Ce retour au peuple du privilège bancaire d’émission de moyens de financement pourrait prendre la forme de banques publiques au service des collectivités locales ou des régions sur la base capitalistique constituée par les revenus fiscaux de ces entités locales dont elles auraient pour partie la libre disposition, afin de générer de la dette finançant des projets d’utilité publique grâce aux taxes versées et non confisquées par l’Etat, comme garantie de l’émission monétaire par les banques . Le revenu des personnes privées se trouverait ainsi démultiplier par la dette émise pour financer des projets productifs et lucratifs – sur le modèle du démultiplicateur de crédit dont profite les banques grâce à l’effet de levier de l’endettement au bilan - au niveau des populations locales, plutôt que d’alimenter les circuits de création monétaire stérile profitant toujours aux privilégiés de la création monétaire que sont les banques et jamais à leurs déposants.
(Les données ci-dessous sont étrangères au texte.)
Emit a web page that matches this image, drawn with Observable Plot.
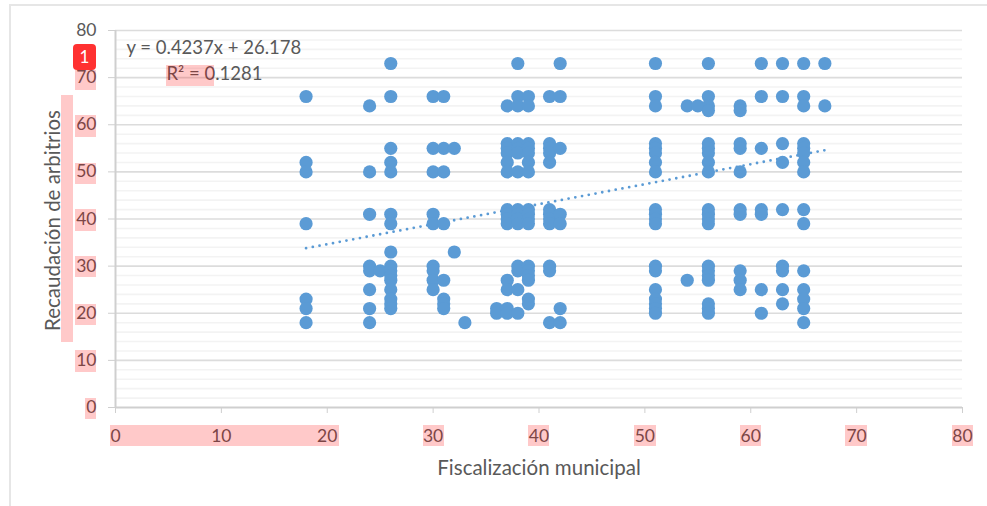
<!DOCTYPE html>
<html>
<head>
<meta charset="utf-8">
<script src="https://cdn.jsdelivr.net/npm/d3@7"></script>
<script src="https://cdn.jsdelivr.net/npm/@observablehq/plot@0.6"></script>
<style>
html,body{margin:0;padding:0;background:#fff;overflow:hidden}
#wrap{position:relative;width:987px;height:506px}
#frame{position:absolute;left:9px;top:4px;right:0;bottom:-4px;border-left:2px solid #e6e6e6;border-top:2px solid #e6e6e6;pointer-events:none}
.hl{position:absolute;background:rgba(255,0,0,.21);pointer-events:none}
#badge{position:absolute;left:73px;top:44px;width:23px;height:26px;background:#ff3131;color:#fff;border-radius:4px;font:17px/26px Lato,sans-serif;text-align:center}
svg{display:block}
</style>
</head>
<body>
<div id="wrap"></div>
<script>
const FONT = "Lato, sans-serif";
const fiscalizacion = [18, 24, 25, 26, 30, 31, 32, 33, 36, 37, 38, 39, 41, 42, 51, 54, 55, 56, 59, 61, 63, 65, 67];
const recaudacion = [
  [66, 52, 50, 39, 23, 21, 18],
  [64, 50, 41, 30, 29, 25, 21, 18],
  [29],
  [73, 66, 55, 52, 50, 41, 39, 33, 30, 29, 28, 27, 25, 23, 22, 21],
  [66, 55, 50, 41, 39, 30, 29, 27, 25],
  [66, 55, 50, 39, 27, 23, 22, 21],
  [55, 33],
  [18],
  [21, 20],
  [64, 56, 55, 54, 52, 50, 42, 41, 40, 39, 27, 25, 21, 20],
  [73, 66, 64, 56, 55, 54, 50, 42, 41, 40, 39, 30, 29, 25, 20],
  [66, 64, 56, 55, 54, 52, 50, 42, 41, 40, 39, 30, 29, 28, 27, 23, 22],
  [66, 56, 55, 54, 52, 42, 41, 40, 39, 30, 29, 18],
  [73, 66, 55, 41, 39, 21, 18],
  [73, 66, 64, 56, 55, 54, 52, 50, 42, 41, 40, 39, 30, 29, 25, 23, 22, 21, 20],
  [64, 27],
  [64],
  [73, 66, 64, 63, 56, 55, 54, 52, 50, 42, 41, 40, 39, 30, 29, 28, 27, 22, 21, 20],
  [64, 63, 56, 55, 50, 42, 41, 29, 27, 25],
  [73, 66, 55, 42, 41, 25, 20],
  [73, 66, 56, 52, 42, 30, 29, 25, 22],
  [73, 66, 64, 56, 55, 54, 52, 50, 42, 39, 29, 25, 23, 21, 18],
  [73, 64]
];
const trendX = [18, 67];
const trendY = [33.8, 54.6];
const majorTicks = [0, 10, 20, 30, 40, 50, 60, 70, 80];
const minorTicks = [2, 4, 6, 8, 12, 14, 16, 18, 22, 24, 26, 28, 32, 34, 36, 38, 42, 44, 46, 48, 52, 54, 56, 58, 62, 64, 66, 68, 72, 74, 76, 78];
const equation = "y = 0.4237x + 26.178";
const rSquared = "R² = 0.1281";
const xTitle = "Fiscalización municipal";
const yTitle = "Recaudación de arbitrios";

const points = fiscalizacion.flatMap((x, i) => recaudacion[i].map(y => ({x, y})));
const trend = trendX.map((x, i) => ({x, y: trendY[i]}));
const grey = "#595959";

const chart = Plot.plot({
  width: 987, height: 506,
  marginLeft: 115, marginRight: 25, marginTop: 30, marginBottom: 99,
  style: {fontFamily: FONT, background: "transparent", overflow: "visible"},
  x: {domain: [0, 80], ticks: majorTicks},
  y: {domain: [0, 80], ticks: majorTicks},
  marks: [
    Plot.ruleY(minorTicks, {stroke: "#f3f3f3", strokeWidth: 1.6}),
    Plot.ruleY(majorTicks.slice(1), {stroke: "#dcdcdc", strokeWidth: 1.6}),
    Plot.axisY({ticks: majorTicks, tickSize: 7, tickPadding: 12, stroke: "#cfcfcf", fill: grey, fontSize: 17.5, label: null, tickFormat: d3.format("d")}),
    Plot.axisX({ticks: majorTicks, tickSize: 6, tickPadding: 16, stroke: "#cfcfcf", fill: grey, fontSize: 17.5, label: null, tickFormat: d3.format("d")}),
    Plot.ruleX([0], {stroke: "#cfcfcf", strokeWidth: 2}),
    Plot.ruleY([0], {stroke: "#cfcfcf", strokeWidth: 2}),
    Plot.line(trend, {x: "x", y: "y", stroke: "#5b9bd5", strokeWidth: 2.8, strokeDasharray: "0 6.85", strokeLinecap: "round"}),
    Plot.dot(points, {x: "x", y: "y", r: 6.6, fill: "#5b9bd5", stroke: "none"}),
    Plot.text([equation], {frameAnchor: "top-left", textAnchor: "start", dx: 11, dy: 18, fill: grey, fontSize: 18.5, lineAnchor: "middle"}),
    Plot.text([rSquared], {frameAnchor: "top-left", textAnchor: "start", dx: 51, dy: 44, fill: grey, fontSize: 18.5, lineAnchor: "middle"}),
    Plot.text([xTitle], {frameAnchor: "bottom", dy: 61, fill: grey, fontSize: 20.5, lineAnchor: "middle", style: {letterSpacing: "1.6px"}}),
    Plot.text([yTitle], {frameAnchor: "left", dx: -62, dy: 1.5, rotate: -90, textAnchor: "middle", fill: grey, fontSize: 20.5, lineAnchor: "middle", style: {letterSpacing: "1.6px"}})
  ]
});

const wrap = document.getElementById("wrap");
wrap.appendChild(chart);
const frame = document.createElement("div");
frame.id = "frame";
wrap.appendChild(frame);

const highlights = [
  [166, 65, 48, 21], [75, 70, 21, 20], [75, 115, 21, 22], [75, 163, 21, 21],
  [75, 209, 21, 22], [75, 256, 21, 21], [75, 304, 21, 21], [75, 350, 21, 22],
  [85, 398, 11, 21], [61, 95, 12, 247], [110, 425, 229, 21], [423, 425, 21, 21],
  [528, 425, 21, 21], [634, 425, 22, 21], [740, 425, 21, 21], [845, 425, 22, 21],
  [952, 425, 21, 21]
];
for (const [l, t, w, h] of highlights) {
  const d = document.createElement("div");
  d.className = "hl";
  d.style.cssText = `left:${l}px;top:${t}px;width:${w}px;height:${h}px`;
  wrap.appendChild(d);
}
const badge = document.createElement("div");
badge.id = "badge";
badge.textContent = "1";
wrap.appendChild(badge);
</script>
</body>
</html>
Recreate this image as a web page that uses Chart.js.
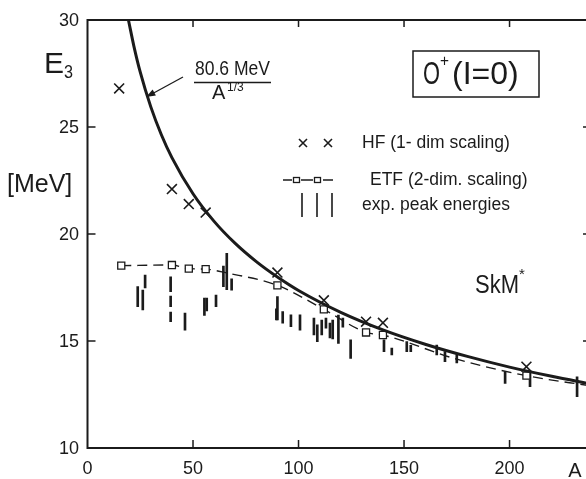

Ceux-ci sont pourtant leurs principaux apporteurs à titre gratuit de ressources financières dont ils ne peuvent disposer qu’en souscrivant des emprunts qu’ils doivent rembourser avec intérêts sans avoir les moyens d’accéder au marché de la dette avec les liquidités prêtées par la banque avec leurs dépôts. Ainsi au lieu d’être obligé de déposer leur salaire à la banque, les salariés seraient en mesure, grâce aux banques publiques d’investir et de récupérer le fruit monétaire de leur travail en ayant accès au privilège de création monétaire sous la forme de dettes qui viendraient gonfler leur patrimoine equity avec les revenus sur investissement, au lieu de le détruire en les forçant à emprunter de l’argent à intérêt auprès des banques pour investir.